One of the good bits in Training Day, a movie with a dreadful third act but some very interesting pieces of realism in it (catch Ethan Hawke actually having trouble jumping from balcony to rooftop to balcony and holding onto his gun at the same time) - when they get into the cars and Ethan rear-ends Denzel pretty hard, Denzel gets knocked out for a few minutes - in other words, gee, it really does hurt to have somebody slam into your car! It wasn’t even going movie-fast and it didn’t jump into the air or something, just a nasty jar. I was impressed by the realism.

A whole page and a half in a thread about car chases, and no one mentioned Streets of San Francisco?

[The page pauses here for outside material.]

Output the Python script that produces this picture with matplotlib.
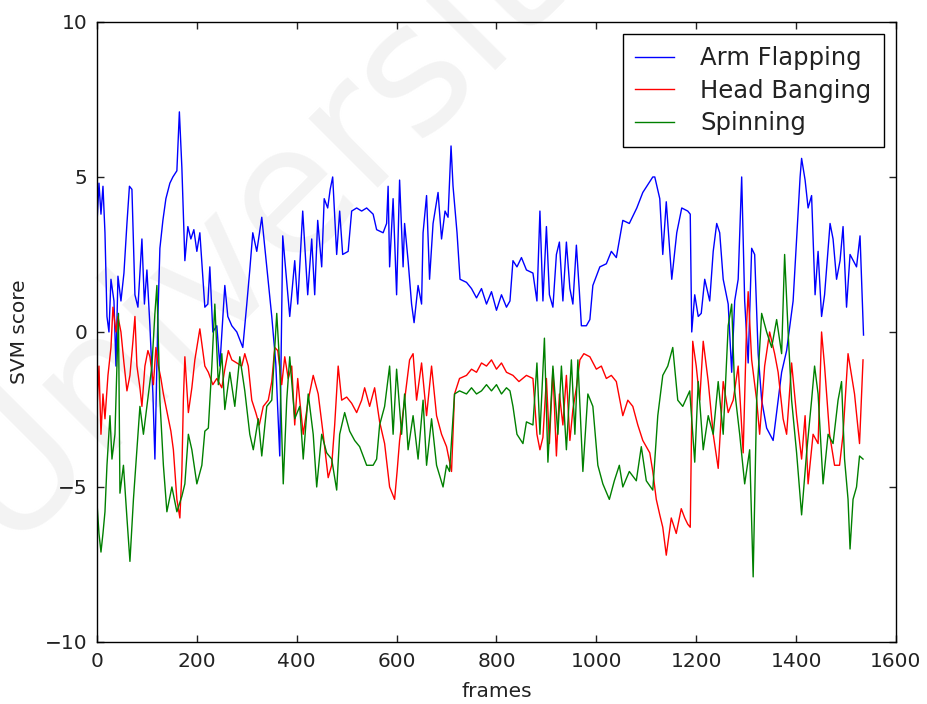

The city has every reason not to have car chases, yet this show and Bullitthelped turned San Fran into car chase capital of the world.

Also, no mention of the Then French Connection.

The people that could bend gravity in that chase did, the only person that could fly wasn’t involved at all except for the deus ex pickup at the end.

Post #1.

   I see your Magnum P.I. and raise you C.H.I.P.S.    Paunch and John were always outrun by guys in little econoboxes that had SMALLER engines than the bikes they were riding.

Excluding damange from the accident that caused the airbag to go off there is nothing in the system that prevents the car from steering. So if the damage to the car is not enough to disable it, the car should still be driveable. Also since the bag inflates / deflates in under 200 milliseconds, no knife is necessary.